You know those dreams where you finally meet the person you’re supposed to be with? Everything feels right, like that cheesy line that’s in way too many movies but gets me every time: You feel like home. Finally you just know with every cell in your body that this person fits, that they see you and get you. They want you. And then, true to dream rules, suddenly you’re hanging with your 8th grade science teacher helping him upload pictures of prehistoric fish to his online dating profile. You wake up and try to get back to the good part and finally settle for spooning your pillow. Tragic.
I dreamt once that I was walking around an abandoned farm yard (BTW, I might actually play that terrible FarmVille game on Face Book if you could find a soulmate in your garden instead of vermin) when suddenly there he was. It’s amazing how blurry and confusing the landscape can seem in the unconscious, yet how incredibly vivid and clear your feelings become; the exact opposite of reality. I didn’t know why we were both in this misty barn, or even who he was, but without speaking there was this great, warm flood of relief through my body. We had found each other. That thing people call love – which most days I think is a romantic way of saying, “avoiding loneliness,” or, “let’s bone but make it sound sweeter,” – suddenly I had this arcane glimpse of a feeling I am certain I’ve never felt in real life.

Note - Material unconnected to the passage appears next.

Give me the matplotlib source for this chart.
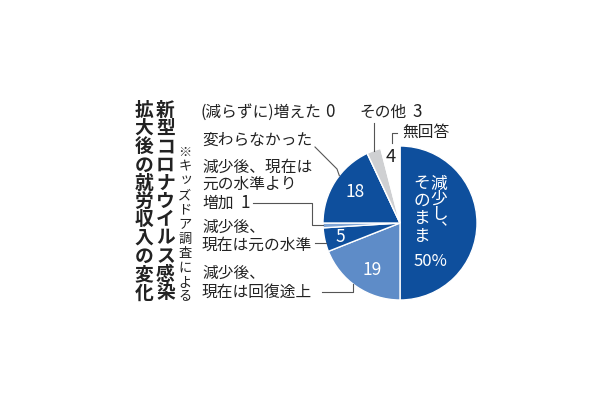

We spent the day in muzzy dream time, taking each other in. The weird thing about these dreams is I can never really get a good look at the guy except to note that he looks a little like me. So is it a pathetic fantasy of mine to finally love myself or am I just a raging narcissist? Either way, in this moment I was just happy. We leaned forward to kiss and I could barely catch my breath for being so excited. I closed my eyes and our lips met and something was not right. I opened my eyes and he had turned into a cow. Yep, a shaggy, spotted cow who was now standing in front of me, unaware that he was a cow, thinking he was a boy, gazing at me with giant love-struck cow eyes. In a movie I would have been holding a glass and it would have fallen, slow motion, from my hand and shattered like the dream suddenly had. Instead I took a step back and he took one forward, confused. I wanted to cry – I still loved him but he wasn’t what I had thought. He didn’t understand that he wasn’t a boy anymore and as I panicked and started to run he followed me. Have you ever seen a cow run? It’s not incredibly graceful or anything but given reason, heifers can book. I ran as fast as I could, still tasting cow lips and terrified this bovine was going to trample me – or worse – in a barnyard crime of passion.
I woke up right before my dream went bestiality on me but immediately was filled with such sadness I almost wished it had. (Almost being the operative word.) It was just so horribly similar to that feeling in life when you get so excited about someone only to suddenly see them revealed as a cow — not a cow, but as not who you thought they were. Maybe that was the problem. I only wanted the dreamy version, not the vulnerable or the ugly. It was in fact right when things got intimate that my true love pulled a reverse frog prince. If I had kissed him again in all his milky horror would he have transformed back into a boy? Or would my heart have gotten trampled? My best friend’s dad interprets dreams this way: Everyone in your dream is actually you. If that’s true than I’m the cow. I’m the one who becomes unloveable and different right when things are about to get intense. It’s just easier that way. Disappear or transfigure when things get tough and then if you get rejected, well it wasn’t really you. By the way, you’re welcome: I’ve just found the deeper meaning behind the lyrics, “I am the walrus.” Oh, Yoko, you still loved him, tusks and all.